Here are some thoughts on Justification from the early church father John Chrysostom, courtesy of the great Reformer Thomas Cranmer and my friend (and fellow heir to the legacy of Chrysostom and Cranmer) David King:
Chrysostom (349-407): What does he mean when he says: “I have declared your justice?” He did not simply say: “I have given,” but “I have declared.” What does this mean? That he has justified our race not by right actions, not by toils, not by barter and exchange, but by grace alone. Paul, too, made this clear when he said: “But now the justice of God has been made manifest independently of the Law.” But the justice of God comes through faith in Jesus Christ and not through any labor and suffering.

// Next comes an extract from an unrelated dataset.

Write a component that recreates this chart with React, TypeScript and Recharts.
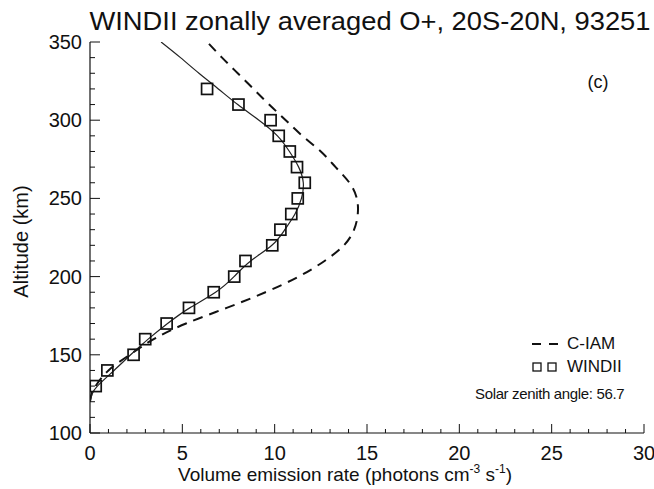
import React from 'react';
import { ComposedChart, Line, Scatter, XAxis, YAxis, Legend, Label } from 'recharts';

const FONT = '"Liberation Sans", Arial, Helvetica, sans-serif';

// fitted profile (solid line)
const fitAlt = [120, 125, 130, 140, 150, 160, 170, 180, 190, 200, 210, 220, 230, 240, 250, 260, 270, 280, 290, 300, 310, 320, 330, 340, 350];
const fitVer = [0, 0.12, 0.4, 1.3, 2.2, 3.15, 4.2, 5.4, 6.8, 7.8, 8.7, 9.85, 10.55, 11.1, 11.45, 11.55, 11.3, 10.8, 10.15, 9.15, 8.0, 6.95, 5.9, 4.9, 3.85];

// C-IAM model (dashed)
const ciamAlt = [120, 125, 130, 140, 150, 160, 170, 180, 190, 200, 210, 220, 230, 240, 250, 260, 270, 280, 290, 300, 310, 320, 330, 340, 350];
const ciamVer = [0, 0.08, 0.3, 1.0, 2.15, 3.45, 5.2, 7.4, 9.5, 11.3, 12.7, 13.75, 14.3, 14.5, 14.45, 14.05, 13.3, 12.5, 11.5, 10.6, 9.7, 8.85, 8.0, 7.15, 6.35];

// WINDII observations (squares)
const windiiAlt = [130, 140, 150, 160, 170, 180, 190, 200, 210, 220, 230, 240, 250, 260, 270, 280, 290, 300, 310, 320];
const windiiVer = [0.31, 0.94, 2.36, 2.99, 4.15, 5.36, 6.7, 7.81, 8.42, 9.87, 10.31, 10.9, 11.25, 11.63, 11.21, 10.82, 10.22, 9.78, 8.04, 6.34];

const xTicks = [0, 1, 2, 3, 4, 5, 6, 7, 8, 9, 10, 11, 12, 13, 14, 15, 16, 17, 18, 19, 20, 21, 22, 23, 24, 25, 26, 27, 28, 29, 30];
const yTicks = [100, 110, 120, 130, 140, 150, 160, 170, 180, 190, 200, 210, 220, 230, 240, 250, 260, 270, 280, 290, 300, 310, 320, 330, 340, 350];

const toRows = (alt: number[], ver: number[]) => alt.map((a, i) => ({ x: ver[i], alt: a }));
const fitData = toRows(fitAlt, fitVer);
const ciamData = toRows(ciamAlt, ciamVer);
const windiiData = toRows(windiiAlt, windiiVer);

const INK = '#111';

// ticks drawn pointing into the plot, like the IDL original
const BottomTick = ({ x, y, payload }: any) => {
  const major = payload.value % 5 === 0;
  return (
    <g>
      <line x1={x} y1={y} x2={x} y2={y - (major ? 9 : 4)} stroke={INK} strokeWidth={1} />
      {major && (
        <text x={x} y={y + 27} textAnchor="middle" fontSize={20} fontFamily={FONT} fill={INK}>
          {payload.value}
        </text>
      )}
    </g>
  );
};
const TopTick = ({ x, y, payload }: any) => {
  const major = payload.value % 5 === 0;
  return <line x1={x} y1={y} x2={x} y2={y + (major ? 9 : 4)} stroke={INK} strokeWidth={1} />;
};
const LeftTick = ({ x, y, payload }: any) => {
  const major = payload.value % 50 === 0;
  return (
    <g>
      <line x1={x} y1={y} x2={x + (major ? 10 : 5)} y2={y} stroke={INK} strokeWidth={1} />
      {major && (
        <text x={x - 8} y={y + 7} textAnchor="end" fontSize={20} fontFamily={FONT} fill={INK}>
          {payload.value}
        </text>
      )}
    </g>
  );
};
const RightTick = ({ x, y, payload }: any) => {
  const major = payload.value % 50 === 0;
  return <line x1={x} y1={y} x2={x - (major ? 10 : 5)} y2={y} stroke={INK} strokeWidth={1} />;
};

const XTitle = ({ viewBox }: any) => (
  <text
    x={viewBox.x + viewBox.width / 2 - 22}
    y={viewBox.y + 48}
    textAnchor="middle"
    fontSize={19}
    fontFamily={FONT}
    fill={INK}
  >
    Volume emission rate (photons cm
    <tspan fontSize={12} dy={-8}>-3</tspan>
    <tspan dy={8}> s</tspan>
    <tspan fontSize={12} dy={-8}>-1</tspan>
    <tspan dy={8}>)</tspan>
  </text>
);

const YTitle = ({ viewBox }: any) => {
  const cx = viewBox.x + 21;
  const cy = viewBox.y + viewBox.height / 2 + 4;
  return (
    <text
      x={cx}
      y={cy}
      transform={`rotate(-90, ${cx}, ${cy})`}
      textAnchor="middle"
      dominantBaseline="central"
      fontSize={20}
      fontFamily={FONT}
      fill={INK}
    >
      Altitude (km)
    </text>
  );
};

const LegendBox = () => (
  <div style={{ fontFamily: FONT, fontSize: 17, color: INK, lineHeight: '23px', width: 170 }}>
    <div style={{ display: 'flex', alignItems: 'center', paddingLeft: 62 }}>
      <svg width={26} height={10} style={{ marginRight: 9 }}>
        <line x1={0} y1={5} x2={26} y2={5} stroke={INK} strokeWidth={2} strokeDasharray="9 8" />
      </svg>
      <span>C-IAM</span>
    </div>
    <div style={{ display: 'flex', alignItems: 'center', paddingLeft: 62 }}>
      <svg width={26} height={10} style={{ marginRight: 9 }}>
        <rect x={1} y={1} width={8} height={8} fill="none" stroke={INK} strokeWidth={1.3} />
        <rect x={16} y={1} width={8} height={8} fill="none" stroke={INK} strokeWidth={1.3} />
      </svg>
      <span>WINDII</span>
    </div>
    <div style={{ marginTop: 4, paddingLeft: 5, fontSize: 15, letterSpacing: -0.35, whiteSpace: 'nowrap' }}>
      Solar zenith angle: 56.7
    </div>
  </div>
);

const Square = (p: any) => (
  <rect x={p.cx - 5.5} y={p.cy - 5.5} width={11} height={11} fill="none" stroke={INK} strokeWidth={1.7} />
);

export default function App() {
  return (
    <div style={{ position: 'absolute', left: 0, top: 0, width: 654, height: 489, background: '#fff' }}>
      <ComposedChart width={654} height={489} margin={{ top: 42, right: 10, bottom: 0, left: 0 }}>
        <XAxis
          dataKey="x"
          type="number"
          domain={[0, 30]}
          ticks={xTicks}
          interval={0}
          tickSize={0}
          tickMargin={0}
          tick={<BottomTick />}
          height={56}
          axisLine={{ stroke: INK, strokeWidth: 1.2 }}
          allowDataOverflow
        >
          <Label content={<XTitle />} />
        </XAxis>
        <XAxis
          xAxisId="top"
          orientation="top"
          type="number"
          domain={[0, 30]}
          ticks={xTicks}
          interval={0}
          tickSize={0}
          tickMargin={0}
          tick={<TopTick />}
          height={0}
          axisLine={{ stroke: INK, strokeWidth: 1.2 }}
          allowDataOverflow
        />
        <YAxis
          dataKey="alt"
          type="number"
          domain={[100, 350]}
          ticks={yTicks}
          interval={0}
          tickSize={0}
          tickMargin={0}
          tick={<LeftTick />}
          width={90}
          axisLine={{ stroke: INK, strokeWidth: 1.2 }}
          allowDataOverflow
        >
          <Label content={<YTitle />} />
        </YAxis>
        <YAxis
          yAxisId="right"
          orientation="right"
          type="number"
          domain={[100, 350]}
          ticks={yTicks}
          interval={0}
          tickSize={0}
          tickMargin={0}
          tick={<RightTick />}
          width={0}
          axisLine={{ stroke: INK, strokeWidth: 1.2 }}
          allowDataOverflow
        />
        <Line
          data={ciamData}
          dataKey="alt"
          name="C-IAM"
          type="natural"
          stroke={INK}
          strokeWidth={2}
          strokeDasharray="10 7"
          dot={false}
          activeDot={false}
          isAnimationActive={false}
        />
        <Line
          data={fitData}
          dataKey="alt"
          name="fit"
          type="natural"
          stroke="#222"
          strokeWidth={1.2}
          dot={false}
          activeDot={false}
          isAnimationActive={false}
        />
        <Scatter data={windiiData} dataKey="alt" name="WINDII" shape={<Square />} isAnimationActive={false} />
        <Legend
          layout="horizontal"
          verticalAlign="middle"
          align="center"
          content={<LegendBox />}
          wrapperStyle={{ left: 470, top: 332, width: 170 }}
        />
      </ComposedChart>
      <svg width={654} height={489} style={{ position: 'absolute', left: 0, top: 0, pointerEvents: 'none' }}>
        <text
          x={370}
          y={30}
          textAnchor="middle"
          fontSize={26}
          fontFamily={FONT}
          fill={INK}
          textLength={561}
          lengthAdjust="spacingAndGlyphs"
        >
          WINDII zonally averaged O+, 20S-20N, 93251
        </text>
        <text x={598} y={88} textAnchor="middle" fontSize={18} fontFamily={FONT} fill={INK}>
          (c)
        </text>
      </svg>
    </div>
  );
}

Greek text: Τί ποτέ ἐστιν, Εὐηγγελισάμην δικαιοσύνην; Οὐκ εἶπεν ἁπλῶς,
Ἔδωκα, ἀλλ', Εὐηγγελισάμην. Τί δήποτε; Ὅτι οὐκ ἀπὸ κατορθωμάτων, οὐδὲ
πόνων, οὐδὲ ἀμοιβῆς, ἀλλʼ ἀπὸ χάριτος μόνης τὸ γένος ἐδικαίωσε τὸ
ἡμέτερον. Ὅπερ οὖν καὶ ὁ Παῦλος δηλῶν ἔλεγε· Νυνὶ δὲ χωρὶς νόμου
δικαιοσύνη Θεοῦ πεφανέρωται· δικαιοσύνη δὲ Θεοῦ διὰ πίστεως Ἰησοῦ
Χριστοῦ, οὐ διὰ καμάτου τινὸς καὶ πόνου.
Adversus Judaeos, VII, §3, PG 48:919; translation in Fathers of the Church, Vol. 68, Discourses Against Judaizing Christians, Disc. 7.3.2 (Washington, D.C.: The Catholic University of America Press, 1979), pp. 186-187.